On Oct. 28, 1989, the University of Hawaii football team upset 18th-ranked Brigham Young University 56-14. It was a glorious moment.

UH head coach Bob Wagner said that the win over BYU was "the most perfect game, execution-wise, that I've ever been involved with."

Aloha Stadium was sold out. Heisman candidate and future NFL starter Ty Detmer was humbled, and everyone in the state was proud to be a ’Bow.

(Remember? They were the Rainbows back then, yet to be rebranded as Warriors in black.)

At the time, I was in my first year of graduate school at UH. The Berlin Wall would fall that November, but the only thing folks in Hawaii could talk about was the BYU game, which was rebroadcast several times on local television.

It's now 23 years later. The Warriors have posted a 1-4 record so far, with those losses amounting to a 217-48 point drubbing.

The lone UH win was a 54-2 romp over the Lamar University Cardinals, a team whose 2012 schedule includes other football "powerhouses" like Prairie View A&M and McNeese State.

Over the past 14 years, UH has witnessed a carousel of athletic directors and head coaches, only one of whom had a strong winning record: June Jones, the man who walked on water.

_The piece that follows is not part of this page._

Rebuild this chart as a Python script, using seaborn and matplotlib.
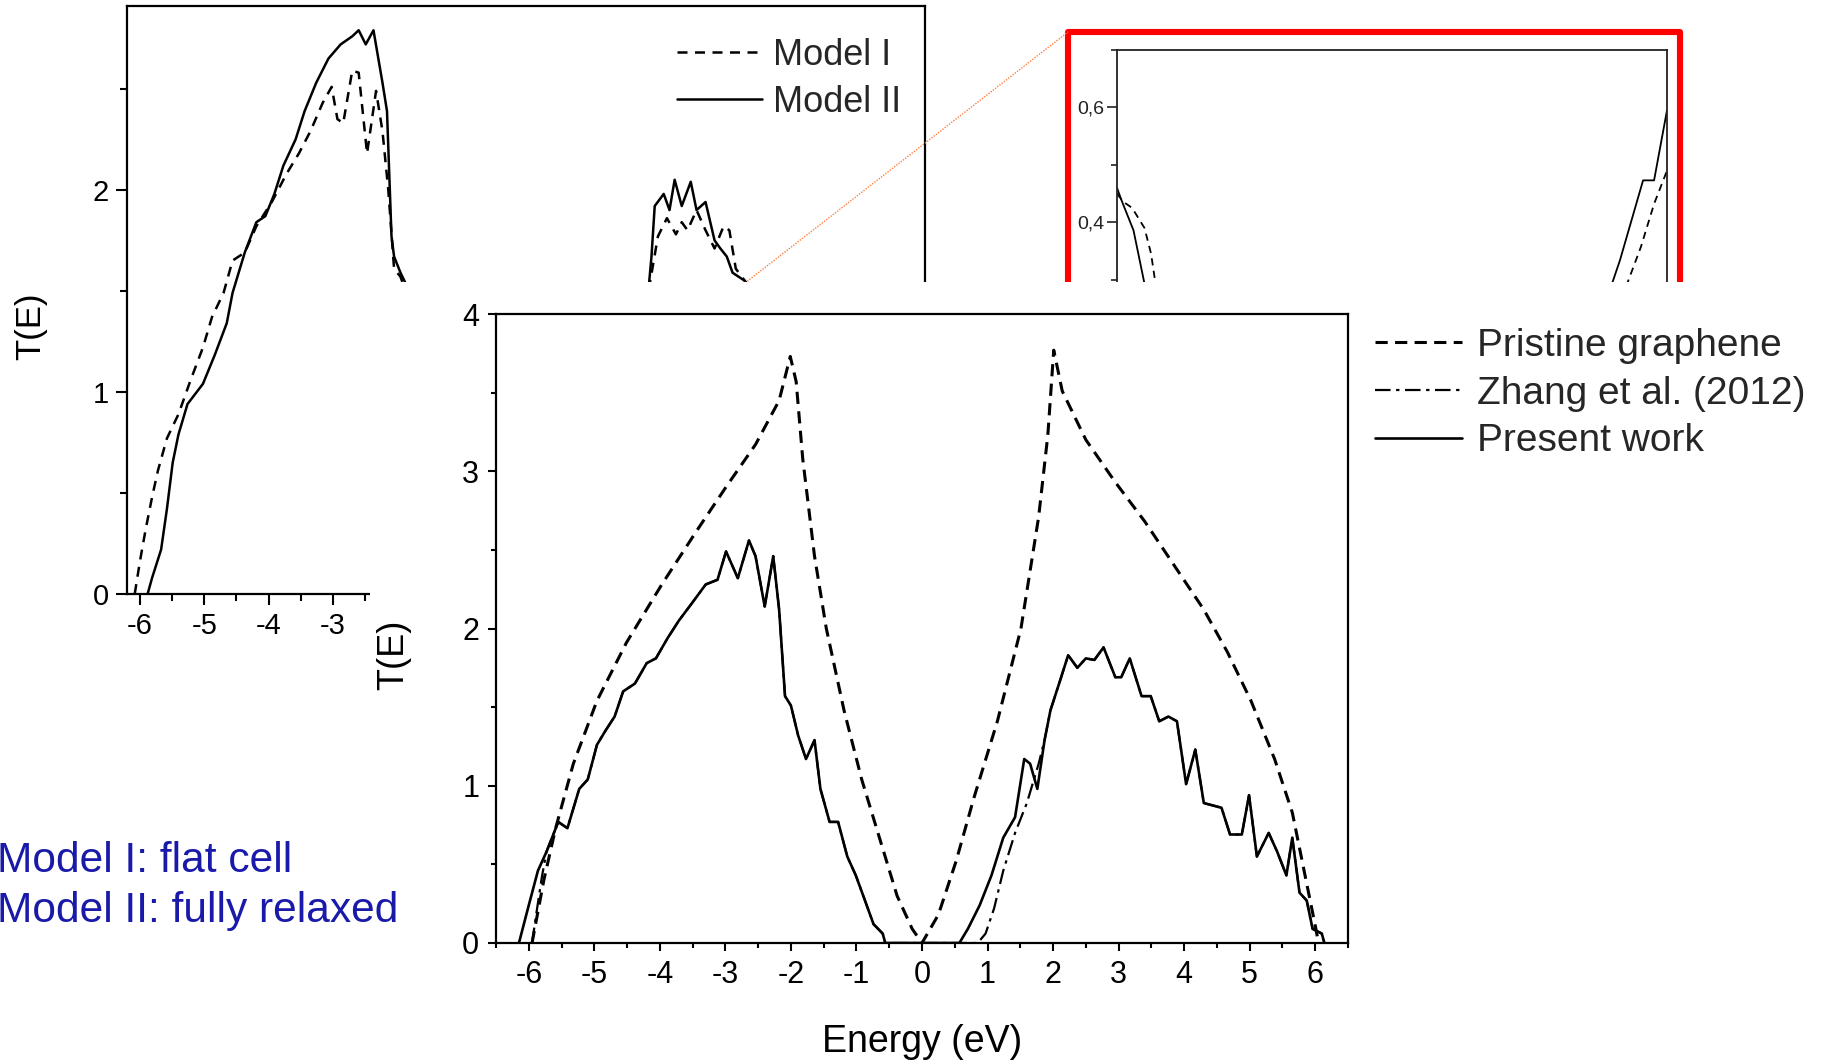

During that time, stadium attendance has spiraled downward and the athletic department has rung up deficits.

One solution has been fundraisers, including the botched Stevie Wonder "concert" that has cost the university $1.3 million and counting. The story has dominated local media for months, and not just on the sports page. It's even found its way into the elections and government, with lawmakers pressuring school officials.

This Friday, the UH Board of Regents will meet Friday to discuss firing President M.R.C. Greenwood in part because of her handling of the Wonder fiasco.

Someone has to ask the question: Should UH get rid of its football program instead of its president?